# TASK GOAL
Output the material below unchanged, apart from leaving out the pictures.
-- START EXTRACTED ENTRIES --
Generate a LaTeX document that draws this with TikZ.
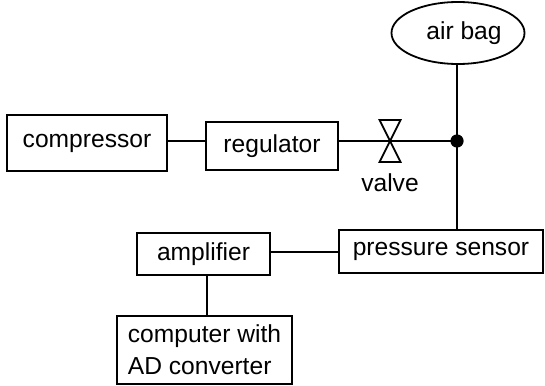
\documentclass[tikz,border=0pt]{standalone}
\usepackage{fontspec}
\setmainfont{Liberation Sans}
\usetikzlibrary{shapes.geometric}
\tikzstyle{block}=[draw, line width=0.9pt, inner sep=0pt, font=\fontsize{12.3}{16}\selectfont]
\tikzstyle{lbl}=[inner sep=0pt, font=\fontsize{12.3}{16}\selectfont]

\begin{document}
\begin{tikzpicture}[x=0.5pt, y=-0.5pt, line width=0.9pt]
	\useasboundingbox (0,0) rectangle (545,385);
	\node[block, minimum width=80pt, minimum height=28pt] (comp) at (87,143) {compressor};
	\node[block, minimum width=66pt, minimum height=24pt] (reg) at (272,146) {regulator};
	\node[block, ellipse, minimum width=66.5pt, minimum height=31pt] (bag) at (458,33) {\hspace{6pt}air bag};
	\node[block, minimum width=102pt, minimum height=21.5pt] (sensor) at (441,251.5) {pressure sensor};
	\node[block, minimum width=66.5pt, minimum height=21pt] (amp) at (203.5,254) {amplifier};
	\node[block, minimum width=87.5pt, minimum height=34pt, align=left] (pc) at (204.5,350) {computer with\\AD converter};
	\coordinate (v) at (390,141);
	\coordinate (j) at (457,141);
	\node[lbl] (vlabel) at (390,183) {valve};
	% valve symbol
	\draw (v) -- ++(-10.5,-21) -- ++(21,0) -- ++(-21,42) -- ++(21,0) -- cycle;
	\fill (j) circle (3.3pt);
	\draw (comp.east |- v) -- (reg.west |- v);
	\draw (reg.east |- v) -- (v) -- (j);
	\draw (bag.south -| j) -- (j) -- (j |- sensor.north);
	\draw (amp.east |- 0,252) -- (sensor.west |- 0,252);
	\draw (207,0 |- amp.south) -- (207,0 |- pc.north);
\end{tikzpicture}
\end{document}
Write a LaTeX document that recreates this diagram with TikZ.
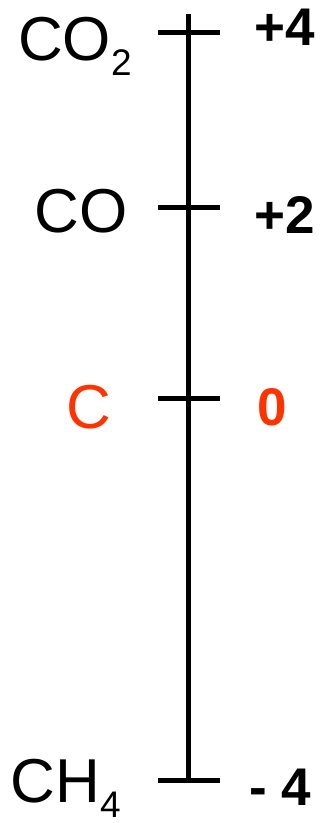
-- END EXTRACTED ENTRIES --
# WRITTEN RESPONSE
Generate a LaTeX document that draws this with TikZ.
\documentclass[tikz,border=0pt]{standalone}
\usepackage{fontspec}
\setmainfont{Liberation Sans}
\usetikzlibrary{shapes.geometric}
\tikzstyle{block}=[draw, line width=0.9pt, inner sep=0pt, font=\fontsize{12.3}{16}\selectfont]
\tikzstyle{lbl}=[inner sep=0pt, font=\fontsize{12.3}{16}\selectfont]

\begin{document}
\begin{tikzpicture}[x=0.5pt, y=-0.5pt, line width=0.9pt]
	\useasboundingbox (0,0) rectangle (545,385);
	\node[block, minimum width=80pt, minimum height=28pt] (comp) at (87,143) {compressor};
	\node[block, minimum width=66pt, minimum height=24pt] (reg) at (272,146) {regulator};
	\node[block, ellipse, minimum width=66.5pt, minimum height=31pt] (bag) at (458,33) {\hspace{6pt}air bag};
	\node[block, minimum width=102pt, minimum height=21.5pt] (sensor) at (441,251.5) {pressure sensor};
	\node[block, minimum width=66.5pt, minimum height=21pt] (amp) at (203.5,254) {amplifier};
	\node[block, minimum width=87.5pt, minimum height=34pt, align=left] (pc) at (204.5,350) {computer with\\AD converter};
	\coordinate (v) at (390,141);
	\coordinate (j) at (457,141);
	\node[lbl] (vlabel) at (390,183) {valve};
	% valve symbol
	\draw (v) -- ++(-10.5,-21) -- ++(21,0) -- ++(-21,42) -- ++(21,0) -- cycle;
	\fill (j) circle (3.3pt);
	\draw (comp.east |- v) -- (reg.west |- v);
	\draw (reg.east |- v) -- (v) -- (j);
	\draw (bag.south -| j) -- (j) -- (j |- sensor.north);
	\draw (amp.east |- 0,252) -- (sensor.west |- 0,252);
	\draw (207,0 |- amp.south) -- (207,0 |- pc.north);
\end{tikzpicture}
\end{document}
Write a LaTeX document that recreates this diagram with TikZ.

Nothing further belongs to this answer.